Serle was born in Duddingston manse in Edinburgh in July 1912, the son of the Rev William Serle (1866-1947), minister of Duddingston Kirk, and his wife, Isabella Ingram.

He was a student at George Watson's Boys' College from 1918 to 1930. He then went to study medicine at the University of Edinburgh, graduating in 1935. He took a job as a doctor in the Colonial Service, and sailed to Nigeria in 1937. He lived in Nigeria and the Cameroons for the next 20 years. During World War II, Serle joined the West African Field Ambulance Corps, seeing active service in India and Burma. For his valorous service, he was mentioned in dispatches twice and made an Officer of the Order of the British Empire (OBE).

In 1956, Serle married Sheila Lawrie. They had five daughters and one son. In October 1957 Serle returned to the University of Edinburgh to study to become a minister. He was ordained in 1959 and made minister of Drumoak Church near Aberdeen, where he served for 28 years. Serle's health deteriorated in the mid-1980s, so he left Drumoak and retired at Ratho near Edinburgh, where he died on 7 October 1992. He is buried with his parents in Duddingston Kirkyard. The grave lies immediately south of the church.

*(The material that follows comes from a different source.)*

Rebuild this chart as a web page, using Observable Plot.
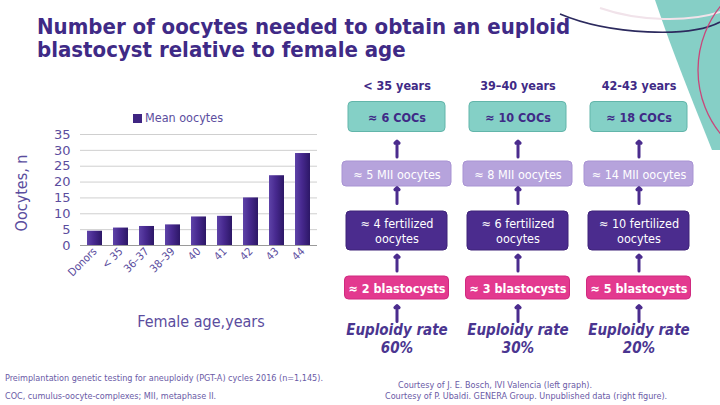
<!DOCTYPE html>
<html><head><meta charset="utf-8">
<script src="https://cdn.jsdelivr.net/npm/d3@7"></script>
<script src="https://cdn.jsdelivr.net/npm/@observablehq/plot@0.6"></script>
<style>
body{margin:0;background:#fff;}
#page{position:relative;width:720px;height:405px;overflow:hidden;font-family:"DejaVu Sans Condensed","DejaVu Sans",sans-serif;background:#fff;}
#page > *{position:absolute;}
.title{left:37px;top:15px;font-size:22px;font-weight:bold;color:#3f2a86;line-height:23px;white-space:nowrap;}
.legend{left:133px;top:110px;font-size:12.5px;color:#5b4d9e;white-space:nowrap;}
.legend span{display:inline-block;width:9px;height:9px;background:#3f2582;margin-right:3px;vertical-align:-1px;}
.ylab{left:21px;top:193px;font-size:16px;color:#5b4d9e;transform:translate(-50%,-50%) rotate(-90deg);white-space:nowrap;}
.xlab{left:201px;top:321px;font-size:16px;color:#5b4d9e;transform:translate(-50%,-50%);white-space:nowrap;}
.foot{font-size:9px;color:#6a5aa6;white-space:nowrap;}
</style></head><body>
<div id="page">
  <svg width="720" height="405" style="left:0;top:0">
    <path d="M655,0 C670,45 690,95 712,150 L720,150 L720,0 Z" fill="#86cfc6"/>
    <path d="M560,14 C610,35 690,38 720,22" fill="none" stroke="#2c2a5e" stroke-width="1.6"/>
    <path d="M600,8 C640,22 690,22 720,12" fill="none" stroke="#f1e3ea" stroke-width="2"/>
    <circle cx="800" cy="70" r="102" fill="none" stroke="#c9467a" stroke-width="1.3"/>
  </svg>
  <div class="title">Number of oocytes needed to obtain an euploid<br>blastocyst relative to female age</div>
  <div class="legend"><span></span>Mean oocytes</div>
  <div class="ylab">Oocytes, n</div>
  <div class="xlab">Female age,years</div>
  <div id="chart" style="left:0;top:100px"></div>
  <div id="flow" style="left:330px;top:70px"></div>
  <div class="foot" style="left:5px;top:373px">Preimplantation genetic testing for aneuploidy (PGT-A) cycles 2016 (n=1,145).</div>
  <div class="foot" style="left:5px;top:391px">COC, cumulus-oocyte-complexes; MII, metaphase II.</div>
  <div class="foot" style="right:128px;top:380px">Courtesy of J. E. Bosch, IVI Valencia (left graph).</div>
  <div class="foot" style="left:385px;top:391px">Courtesy of P. Ubaldi. GENERA Group. Unpublished data (right figure).</div>
</div>
<script>
// ---- data ----
const ageGroups = ["Donors", "< 35", "36–37", "38–39", "40", "41", "42", "43", "44"];
const meanOocytes = [4.5, 5.5, 6, 6.5, 9, 9.2, 15, 22, 29];
const yTicks = [0, 5, 10, 15, 20, 25, 30, 35];

const flowGroups = ["< 35 years", "39–40 years", "42-43 years"];
const cocs = [6, 10, 18];
const miiOocytes = [5, 8, 14];
const fertilized = [4, 6, 10];
const blastocysts = [2, 3, 5];
const euploidyRate = [60, 30, 20];
const stages = ["COCs", "MII", "fertilized", "blastocysts"];

// ---- bar chart ----
const bars = ageGroups.map((g, i) => ({group: g, value: meanOocytes[i]}));
const defs = () => {
  const d = d3.create("svg:defs");
  const g = d.append("linearGradient").attr("id", "barGrad").attr("x1", 0).attr("x2", 1).attr("y1", 0).attr("y2", 0);
  g.append("stop").attr("offset", "0%").attr("stop-color", "#5e43a8");
  g.append("stop").attr("offset", "45%").attr("stop-color", "#47298f");
  g.append("stop").attr("offset", "100%").attr("stop-color", "#2c1766");
  return d.node();
};
const chart = Plot.plot({
  width: 330, height: 200,
  marginLeft: 80, marginRight: 13, marginTop: 34, marginBottom: 55,
  style: {fontFamily: "DejaVu Sans Condensed, DejaVu Sans, sans-serif", color: "#5b4d9e", background: "transparent", overflow: "visible"},
  x: {type: "band", domain: ageGroups, paddingInner: 0.43, paddingOuter: 0.2, axis: null},
  y: {domain: [0, 35], axis: null},
  marks: [
    defs,
    Plot.ruleY(yTicks.filter(t => t > 0), {stroke: "#cfcfcf"}),
    Plot.barY(bars, {x: "group", y: "value", fill: "url(#barGrad)"}),
    Plot.ruleY([0], {stroke: "#9a9a9a"}),
    Plot.axisY({ticks: yTicks, tickSize: 0, tickPadding: 10, fontSize: 13, fontFamily: "DejaVu Sans, sans-serif", label: null}),
    Plot.axisX({tickSize: 0, tickRotate: -45, fontSize: 11, tickPadding: 4, label: null})
  ]
});
document.getElementById("chart").append(chart);

// ---- flow diagram ----
const rows = flowGroups.flatMap((g, i) => [
  {group: g, stage: "COCs", label: `≈ ${cocs[i]} COCs`},
  {group: g, stage: "MII", label: `≈ ${miiOocytes[i]} MII oocytes`},
  {group: g, stage: "fertilized", label: `≈ ${fertilized[i]} fertilized\noocytes`},
  {group: g, stage: "blastocysts", label: `≈ ${blastocysts[i]} blastocysts`}
]);
const boxStyle = {
  COCs: {fill: "#84d0c6", stroke: "#62b5aa", text: "#3f2a86", weight: "bold", ix: 12, iy: 13.5, fs: 12.5},
  MII: {fill: "#b6a3dc", stroke: "#a893d3", text: "#ffffff", weight: "normal", ix: 6, iy: 16, fs: 12.5},
  fertilized: {fill: "#4b2c8e", stroke: "#3e2279", text: "#ffffff", weight: "normal", ix: 10, iy: 9, fs: 12.5},
  blastocysts: {fill: "#e3398f", stroke: "#d02a80", text: "#ffffff", weight: "bold", ix: 8.5, iy: 17, fs: 12.5}
};
const arrowOffsets = [["COCs", 32], ["MII", 21.5], ["fertilized", 32], ["blastocysts", 25.5]];
const flowMarks = [];
for (const s of stages) {
  const st = boxStyle[s];
  const data = rows.filter(r => r.stage === s);
  flowMarks.push(Plot.cell(data, {x: "group", y: "stage", fill: st.fill, stroke: st.stroke, rx: 4,
    insetLeft: st.ix, insetRight: st.ix, insetTop: st.iy, insetBottom: st.iy}));
  flowMarks.push(Plot.text(data, {x: "group", y: "stage", text: "label", fill: st.text, fontWeight: st.weight,
    fontSize: st.fs, lineHeight: 1.2}));
}
for (const [s, dy] of arrowOffsets) {
  flowMarks.push(Plot.vector(flowGroups, {x: d => d, y: () => s, dy, length: 16, rotate: 0, r: 2.3,
    anchor: "middle", stroke: "#4b2c8e", strokeWidth: 3}));
}
flowMarks.push(Plot.text(flowGroups, {x: d => d, y: () => "COCs", dy: -31, text: d => d,
  fill: "#3f2a86", fontWeight: "bold", fontSize: 12.5}));
flowMarks.push(Plot.text(flowGroups.map((g, i) => ({group: g, rate: euploidyRate[i]})), {
  x: "group", y: () => "blastocysts", dy: 50.5, text: d => `Euploidy rate\n${d.rate}%`,
  fill: "#4a3590", fontWeight: "bold", fontStyle: "italic", fontSize: 15, lineHeight: 1.15}));

const flow = Plot.plot({
  width: 390, height: 290,
  marginLeft: 6, marginRight: 21, marginTop: 17.5, marginBottom: 44.5,
  style: {fontFamily: "DejaVu Sans Condensed, DejaVu Sans, sans-serif", background: "transparent", overflow: "visible"},
  x: {type: "band", domain: flowGroups, padding: 0, axis: null},
  y: {type: "band", domain: stages, padding: 0, axis: null},
  marks: flowMarks
});
document.getElementById("flow").append(flow);
</script>
</body></html>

Serle's father had an interest in birds, and was a member of the British Ornithologists' Union, so he may have picked up his interest in ornithology from his father. His first ornithological publication appeared in the Scottish Naturalist when he was only 18. Over his lifetime he published a total of 65 scientific articles or books on ornithology, of which about sixty dealt with African birds. His best-known work is the 1977 The Collins Field Guide to the Birds of West Africa, which he coauthored with G. J. Morel and which was illustrated by Wolfgang Hartwig. In addition to writing, Serle was a very active collector. He amassed a collection of about 10,000 study skins, as well as numerous eggs and nests. His collections of thousands of eggs and nests are now at the National Museum of Scotland (which also has his father's collection) along with detailed notes connected to them. Most of his study skins are at the Natural History Museum at Tring, and 500 are in the National Museum of Scotland. Serle named two species, the white-throated mountain babbler (Kupeornis gilberti) and Mount Kupe bushshrike (Telophorus kupeensis). James Chapin named a subspecies of Xavier's greenbul, Phyllastrephus xavieri serlei, in his honour.

Through his efforts, Serle greatly expanded the understanding of the birds of western Africa. Later in his life, he was unconvinced that ecological and ethological studies of birds were of great value. Writing in the Ibis after Serle's death, A. G. Marshall said that Serle was "a man somewhat out of his time, a Victorian naturalist and cleric," but that Serle's work was valuable because when he arrived in western Africa, extensive collecting and meticulous taxonomic work still "was vitally needed."